São Bernardo



Terminei de ler São Bernardo. De reler, pois há tempos já o tinha lido. O velho Graça era mesmo um mestre. Que história. Seca. Feroz. E a figura de Madalena, tão fresca, bela e frágil como as flores dos paus d'arco que ela gostava tanto. E como uma flor, ela vai se definhando devido ao ciúme doentio de Paulo Honório. Lembrei-me de Otelo e Desdêmona. No drama de Shakespeare, Iago é o antagonista. No de Graciliano, a ignorância, a desconfiança de Paulo Honório são os elementos de destruição. O inimigo do sertanejo rude é ele mesmo. Imaginei-o com nitidez, andando a passos largos madrugada adentro, o peito cheio de coisas a serem expurgadas e a boca travada, seca de palavras. Paulo Honório era um infeliz. Não foi a infância roubada, a falta de estudos nem a Revolução. Ele fez seu nome e ganhou respeito (diga-se, medo) à custa de sangue e trapaça. Paulo Honório, de mãos enormes e calejadas, avesso ao comunismo e às corujas, não merecia o afeto de Madalena.
Não li a crítica ao final do livro. Gosto de ter minhas próprias ideias antes de reuni-las às dos outros, como dizia Hannah Arendt. Então eu prefiro escrever essa crônica modesta, sem palavras difíceis nem análises técnicas porque isso eu não sei fazer. Cursei duas cadeiras de Teoria da Literatura no curso de Letras mas não tirei o devido proveito.
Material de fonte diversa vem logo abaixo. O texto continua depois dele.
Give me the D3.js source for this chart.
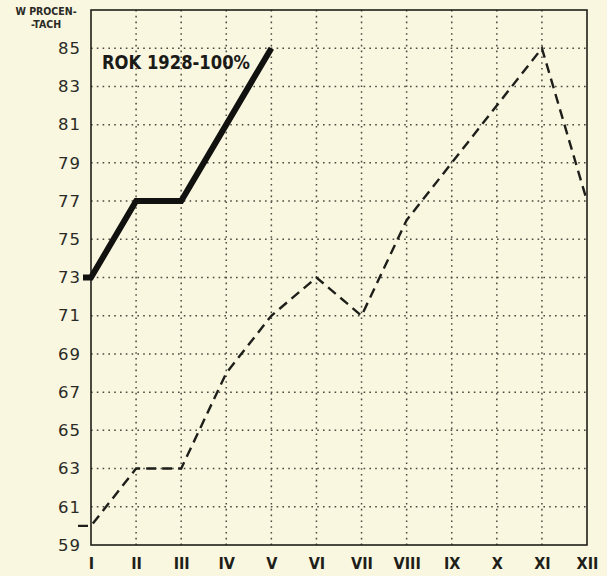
<!DOCTYPE html>
<html><head><meta charset="utf-8">
<script src="https://cdn.jsdelivr.net/npm/d3@7"></script>
<style>
html,body{margin:0;padding:0;background:#f9f7df;}
svg{display:block;}
</style></head>
<body>
<svg id="c" width="607" height="576"></svg>
<script>
const months = ["I","II","III","IV","V","VI","VII","VIII","IX","X","XI","XII"];
const yTicks = [59,61,63,65,67,69,71,73,75,77,79,81,83,85];
const series1928 = [73,77,77,81,85];            // solid, I–V
const seriesOther = [60,63,63,68,71,73,71,76,79,82,85,77]; // dashed, I–XII
const title = "ROK 1928-100%";
const unitLabel = ["W PROCEN-","-TACH"];

const svg = d3.select("#c");
const L = 91, R = 587, T = 10, B = 545;
const x = d3.scalePoint().domain(months).range([L, R]);
const y = d3.scaleLinear().domain([59, 87]).range([B, T]);
const ink = "#1e1e1a";

// grid
const g = svg.append("g");
g.selectAll("line.h").data(yTicks.filter(v => v > 59)).join("line")
  .attr("x1", L).attr("x2", R).attr("y1", d => y(d)).attr("y2", d => y(d))
  .attr("stroke", "#4a4a40").attr("stroke-width", 1.5)
  .attr("stroke-dasharray", "1.6,4.2");
g.selectAll("line.v").data(months.slice(1, -1)).join("line")
  .attr("y1", T).attr("y2", B).attr("x1", d => x(d)).attr("x2", d => x(d))
  .attr("stroke", "#4a4a40").attr("stroke-width", 1.5)
  .attr("stroke-dasharray", "1.6,4.2");

// frame
svg.append("rect").attr("x", L).attr("y", T).attr("width", R - L).attr("height", B - T)
  .attr("fill", "none").attr("stroke", ink).attr("stroke-width", 1.6);

// y axis labels
const yAxis = d3.axisLeft(y).tickValues(yTicks).tickSize(0).tickPadding(10);
const ya = svg.append("g").attr("transform", `translate(${L},0)`).call(yAxis);
ya.select(".domain").remove();
ya.selectAll("text").attr("font-family", "DejaVu Sans").attr("font-size", 16.5)
  .attr("fill", "#2a2a26").attr("letter-spacing", "1px");

// x axis labels
const xAxis = d3.axisBottom(x).tickSize(0).tickPadding(13);
const xa = svg.append("g").attr("transform", `translate(0,${B})`).call(xAxis);
xa.select(".domain").remove();
xa.selectAll("text").attr("font-family", "DejaVu Sans Condensed").attr("font-weight", "bold")
  .attr("font-size", 16).attr("fill", "#1e1e1a");

// unit label
svg.append("text").attr("x", 46).attr("y", 15).attr("text-anchor", "middle")
  .attr("font-family", "DejaVu Sans Condensed").attr("font-size", 10.5).attr("font-weight", "bold")
  .attr("fill", "#2a2a26").text(unitLabel[0]);
svg.append("text").attr("x", 46).attr("y", 28).attr("text-anchor", "middle")
  .attr("font-family", "DejaVu Sans Condensed").attr("font-size", 10.5).attr("font-weight", "bold")
  .attr("fill", "#2a2a26").text(unitLabel[1]);

// lines with short lead-in stub left of frame
function pathFor(vals, stub) {
  const pts = vals.map((v, i) => [x(months[i]), y(v)]);
  pts.unshift([pts[0][0] - stub, pts[0][1]]);
  return d3.line()(pts);
}
svg.append("path").attr("d", pathFor(seriesOther, 13))
  .attr("fill", "none").attr("stroke", ink).attr("stroke-width", 2.4)
  .attr("stroke-dasharray", "10,6").attr("stroke-linejoin", "miter");
svg.append("path").attr("d", pathFor(series1928, 8))
  .attr("fill", "none").attr("stroke", "#111110").attr("stroke-width", 6)
  .attr("stroke-linejoin", "miter");

// title
svg.append("text").attr("x", 102).attr("y", 69)
  .attr("font-family", "DejaVu Sans").attr("font-weight", "bold").attr("font-size", 19)
  .attr("fill", "#1a1a18").attr("textLength", 148).attr("lengthAdjust", "spacingAndGlyphs")
  .text(title);
</script>
</body></html>
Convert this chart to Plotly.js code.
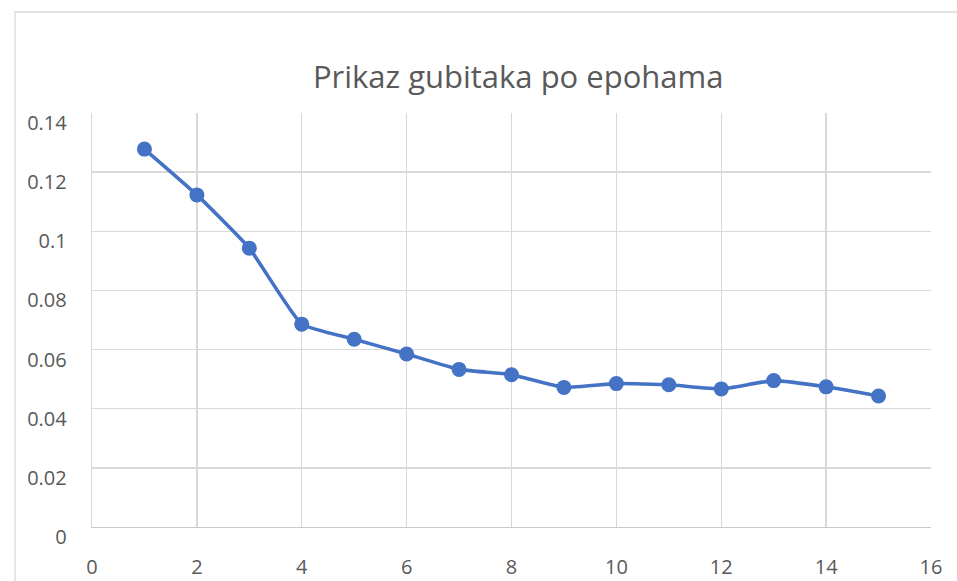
<!DOCTYPE html>
<html>
<head>
<meta charset="utf-8">
<script src="https://cdn.plot.ly/plotly-3.0.1.min.js"></script>
<style>html,body{margin:0;padding:0;background:#fff;}#chart{width:957px;height:581px;}</style>
</head>
<body>
<div id="chart"></div>
<script>
const titleText = "Prikaz gubitaka po epohama";
const epochs = [1,2,3,4,5,6,7,8,9,10,11,12,13,14,15];
const losses = [0.1278,0.1123,0.0943,0.0686,0.0635,0.0585,0.0533,0.0515,0.0472,0.0485,0.0481,0.0467,0.0495,0.0474,0.0443];
const xTicks = [0,2,4,6,8,10,12,14,16];
const yTicks = [0,0.02,0.04,0.06,0.08,0.1,0.12,0.14];
const yTickText = ["0","0.02","0.04","0.06","0.08","0.1","0.12","0.14"];

const trace = {
  x: epochs, y: losses, type: 'scatter', mode: 'lines+markers',
  line: {color: '#4472c4', width: 3.6, shape: 'spline', smoothing: 0.4},
  marker: {color: '#4472c4', size: 15},
  hoverinfo: 'x+y'
};
const font = {family: 'Open Sans, Liberation Sans, sans-serif', color: '#595959', size: 20};
const layout = {
  width: 957, height: 581,
  margin: {l: 92, r: 26, t: 113, b: 54},
  paper_bgcolor: '#fff', plot_bgcolor: '#fff',
  showlegend: false,
  font: font,
  title: {text: titleText, x: 0.508, xref: 'paper', y: 0.867, yref: 'container', yanchor: 'middle',
          font: {family: 'Open Sans, Liberation Sans, sans-serif', size: 31, color: '#595959'}},
  xaxis: {range: [0, 16], tickvals: xTicks, ticktext: xTicks.map(String), showgrid: true,
          gridcolor: '#d9d9d9', gridwidth: 1.3, zeroline: false, showline: true, linecolor: '#c8c8c8', linewidth: 1.3,
          mirror: false, ticks: '', ticklabelstandoff: 22, tickfont: font, fixedrange: true},
  yaxis: {range: [0, 0.14], tickvals: yTicks, ticktext: yTickText, showgrid: true,
          gridcolor: '#d9d9d9', gridwidth: 1.3, zeroline: false, showline: true, linecolor: '#d9d9d9', linewidth: 1.3,
          ticks: '', ticklabelstandoff: 20, ticklabelshift: 10, tickfont: font, fixedrange: true},
  shapes: [{type: 'rect', xref: 'paper', yref: 'paper', x0: -0.0918, x1: 1.3, y0: -0.4, y1: 1.244,
            line: {color: '#d9d9d9', width: 1.3}, fillcolor: 'rgba(0,0,0,0)', layer: 'below'}]
};
Plotly.newPlot('chart', [trace], layout, {displayModeBar: false, staticPlot: true});
</script>
</body>
</html>
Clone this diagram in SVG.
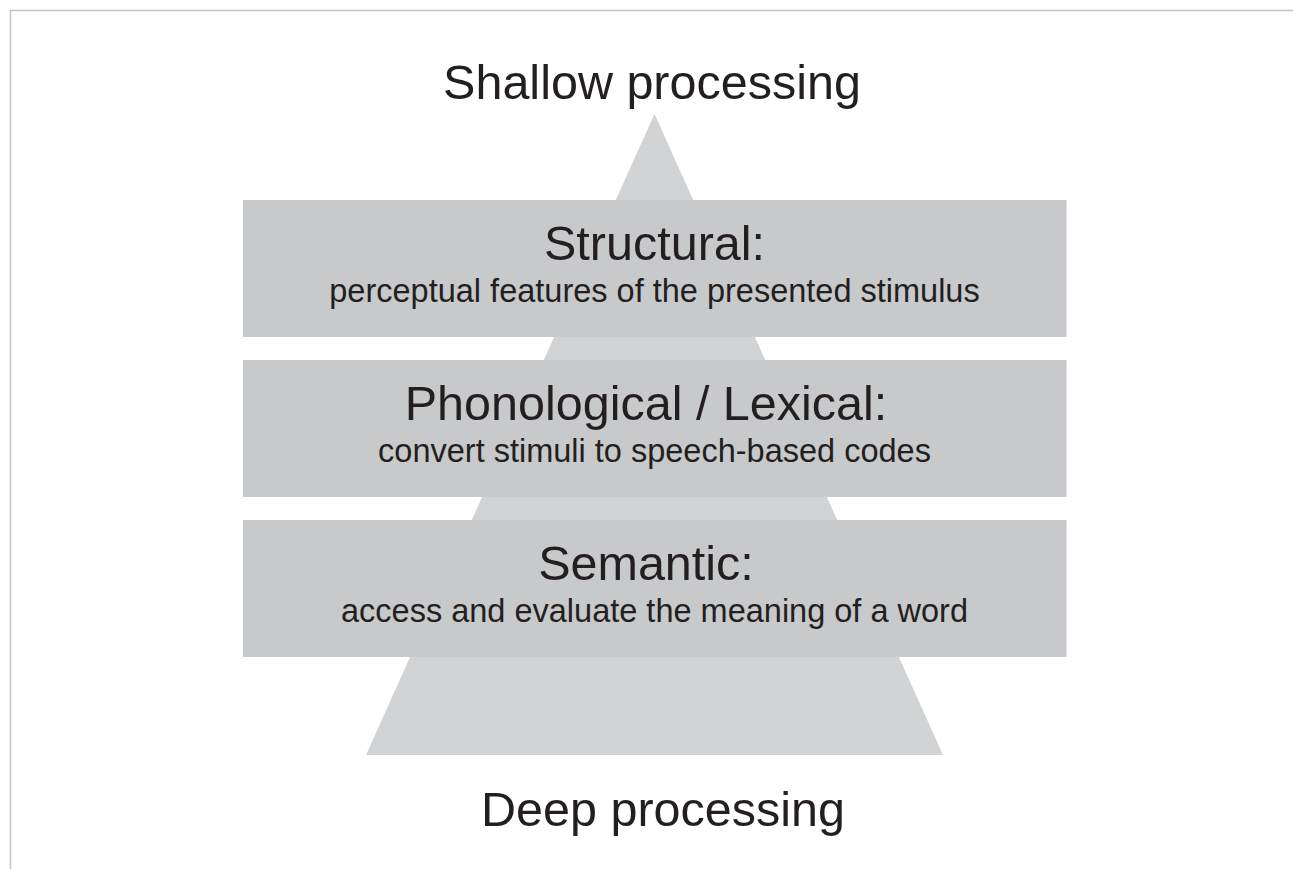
<svg xmlns="http://www.w3.org/2000/svg" width="1293" height="869" viewBox="0 0 1293 869">
  <style>
    .title { font-family: "Liberation Sans", Arial, sans-serif; font-size: 48.5px; fill: #231f20; text-anchor: middle; }
    .head { font-family: "Liberation Sans", Arial, sans-serif; font-size: 48.5px; fill: #231f20; text-anchor: middle; }
    .sub { font-family: "Liberation Sans", Arial, sans-serif; font-size: 32.5px; fill: #231f20; text-anchor: middle; }
    .band { fill: #c8c9cb; }
    .pyr { fill: #d1d3d4; }
  </style>
  <rect x="0" y="0" width="1293" height="869" fill="#ffffff"/>
  <g id="frame">
    <path d="M10.5 869 V10.5 H1293" fill="none" stroke="#c4c4c4" stroke-width="1.5"/>
  </g>
  <g id="pyramid">
    <polygon class="pyr" points="654.5,114 943,755 366,755"/>
  </g>
  <g id="connectors"></g>
  <g id="label-shallow">
    <text class="title" x="652" y="99">Shallow processing</text>
  </g>
  <g id="node-structural">
    <rect class="band" x="243" y="200" width="823.5" height="137"/>
    <text class="head" x="654.5" y="260">Structural:</text>
    <text class="sub" x="654.5" y="302">perceptual features of the presented stimulus</text>
  </g>
  <g id="node-phonological">
    <rect class="band" x="243" y="360" width="823.5" height="137"/>
    <text class="head" x="646" y="420">Phonological / Lexical:</text>
    <text class="sub" x="654.5" y="462">convert stimuli to speech-based codes</text>
  </g>
  <g id="node-semantic">
    <rect class="band" x="243" y="520" width="823.5" height="137"/>
    <text class="head" x="646" y="580">Semantic:</text>
    <text class="sub" x="654.5" y="622">access and evaluate the meaning of a word</text>
  </g>
  <g id="label-deep">
    <text class="title" x="663" y="826">Deep processing</text>
  </g>
</svg>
Apois; temos, no romance, Madalena, Rosa, dona Glória e a velha Margarida, as mulheres da vida de Paulo Honório. A estrutura da história é essa, mulheres à sombra de um homem. Mas Madalena tem luz própria, pensa por si mesma, ela se destaca e isso incomoda o homem. Mulher bonita, jovem, letrada, tudo que ele não é. Então o que resta ao homem fazer? Oprimi-la. Usar de violência psicológica. Foi assim que se formou o patriarcado e assim ele se mantém até hoje. Porque é óbvio que as mulheres somos mais inteligentes que os homens. Mas carecemos de força física. Não somos dadas a brutalidades. E é aí que o macho se cria. Paulo Honório imaginava-se traído e oprimia Madalena. Insultava-a. Planejava matá-la. Ela é a culpadas pela sua loucura. Conhecem essa história, leitores? Está todos os dias nos jornais. O que Madalena fez não foi nada mais que libertar-se do sofrimento que lhe impunha o marido, saída desesperada para as mulheres daquele tempo. Hoje somos independentes, temos leis que nos protegem mas que infelizmente se limitam ao papel. A cada dez minutos, no Brasil, um Paulo Honório mata uma Madalena. Só em 2019, foram 1.314 feminicídios. Números. Os nomes, as histórias, os sonhos dessas mulheres viraram estatísticas. Mas quando uma florzinha mata o marido, é um Deus nos acuda. Monstro, víbora, lobo em pele de cordeiro! Um homem tão bom, homem de Deus, fazia tudo por ela! Pois sabem o que eu acho de mulheres matarem homens? Eu acho é pouco. Minha heroína não é Iracema, nem Helena ou Simá. Eu gosto é da Guidinha do Poço.